但是,对于双重标准说,也有学者提出批评意见。如日本学者古川伸彦认为,用抽象的一般通常人的注意义务来要求行为人个别的情况是不可能的。这种理论将违反注意义务的标准分为求之于一般通常人的阶段和求之于行为人本人的阶段,并用前者来限定后者,是不成立的。换言之,将注意义务分为作为构成要件要素和违法要素的客观的注意义务违反,以及作为责任要素的主观的注意义务违反两部分,这样来把握注意义务的思考方法本身就是似是而非的。因为说是“客观的”,却不得不考虑行为人本人的手段性能力,说是“主观的”,却必须以一般通常人的伦理性能力为前提。[7]易言之,批评者认为注意义务区分为两个阶段,分别进行客观的评价和主观的评价,在事实和司法实务上是无法进行的,因为两者实际上是相互融合,无法机械割裂的。
2.其他折中说。与双重标准说不同,德国学者罗克辛认为:“事实上正确的解决方案,处在这两种极端的意见(双重标准说与主观说)之间:在平均水平以下的能力并不能排除过失犯罪的行为构成和违法性,同时,超过平均水平的能力当然就必须加以使用。
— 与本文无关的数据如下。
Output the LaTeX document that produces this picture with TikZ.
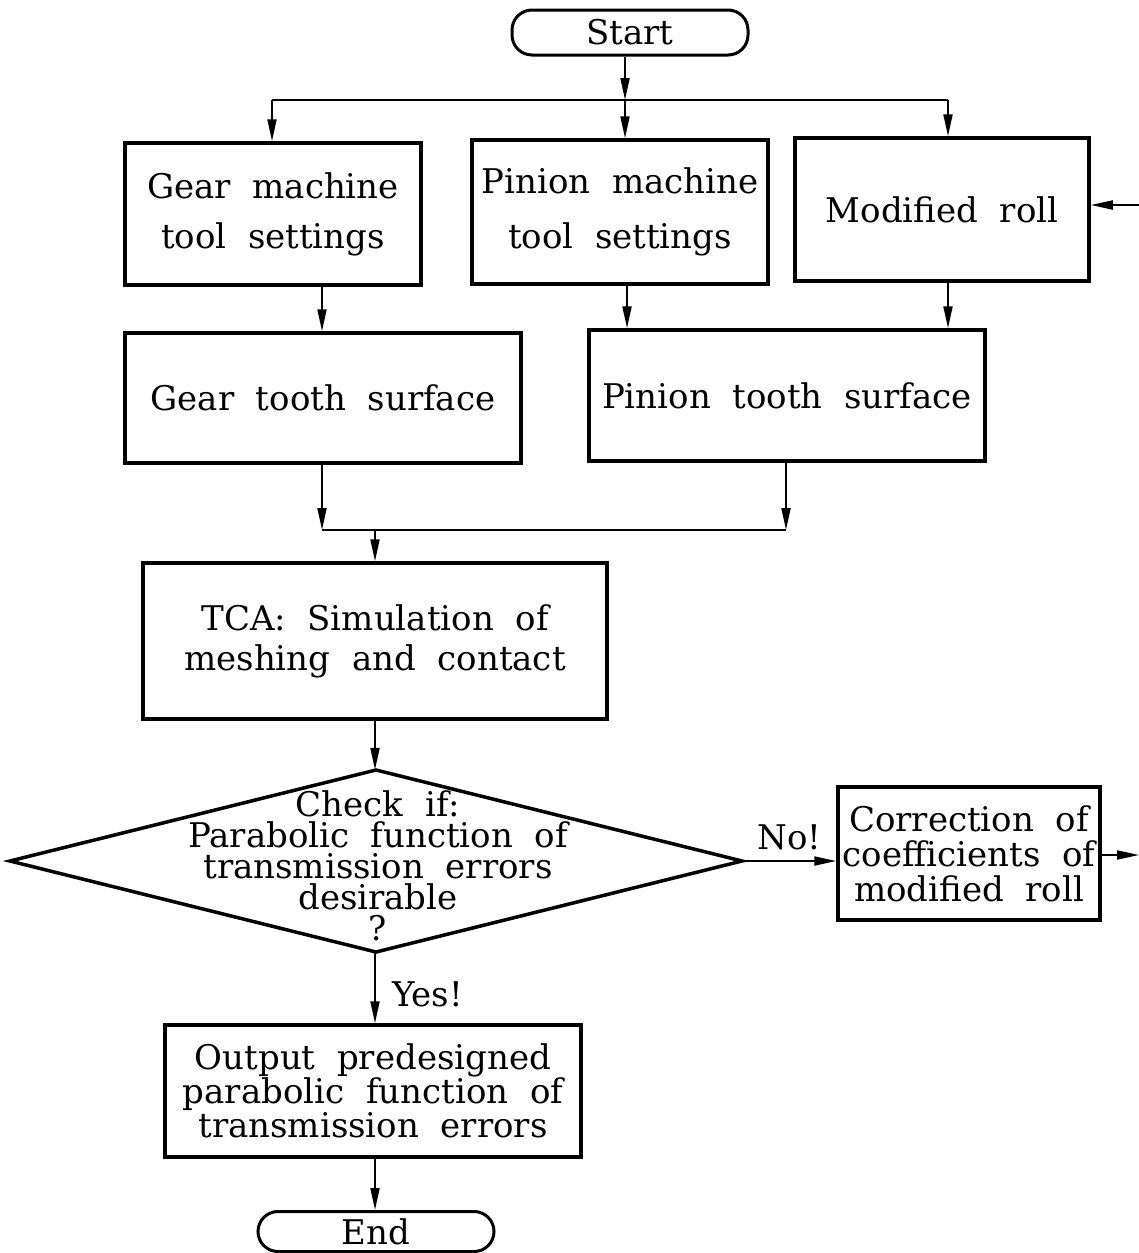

因此,应当根据‘以下’来进行一般化,根据‘以上’来进行个别化。”[5]这种折中说用一般人能力作为判断一般人及低于一般人能力者的注意义务标准,坚持客观说的立场,却对于那些超出一般人能力的个体采取主观说,根据其个体能力作为注意义务的判断标准。具体而言,首先,罗克辛认为,平均水平以下的能力不能排除不法,只能排除罪责,这是犯罪构造所决定的。因为,行为人不能另外行为总是一个罪责的问题,对客观行为构成的归责是与创设危险和保护目的的标准相联系的,这个标准并不取决于行为人的个性。如果行为构成的实现要取决于个别化标准,在某种意义上已部分取消了不法和罪责的区别。其次,在超出一般人能力的特别能力的问题上,出于法益保护和法律制度目的的考虑,应当依据“可以避免的法益损害就应当加以避免”的原则和“这种特殊知识能够无可争辩地为一种过失提供根据”的事实,以行为人的特别能力作为注意义务的判断标准。[5]因为,具备特殊能力者在可以认识到自己的能力能够实现特定法益的保护,尽管一般人无法具备相同的认识能力和保护法益的能力,也应当基于其特殊能力承担超出一般人能力的注意义务。这是更为周全保护法益的需要,也具有可归责的道义内涵。但是,这种折中说也存在问题:
其一,“能力越大、责任越大”的命题是否可以作为刑法中过失犯成立的基础?因为,特殊的能力是个体超越普通人的一种特质,这种特质是一种事实状态,刑法要求特殊能力者高于一般人的注意义务可能违背法律的普遍性和个体在法律面前的平等性。对于刑法这种最后的强制手段而言,强调能力越大、义务越大实际上是一种对于道德的强制推行,不符合法治理念下的个人主义精神。从某种意义上而言,个体需要接受这种特殊能力者的漠视或者说冷漠,这种冷漠的背后是个人自治和道德自主的需要。因为,特殊能力者在这个社会中毕竟属于少数人群,其对于法益的漠视而造成的危害后果是一个理性社会应当容忍的,正如我们应当接受事实上存在的贫困和不公一样。自由放任的竞争会导致分化、贫困,个人自治和道德自主也可能会导致特殊能力者的冷漠。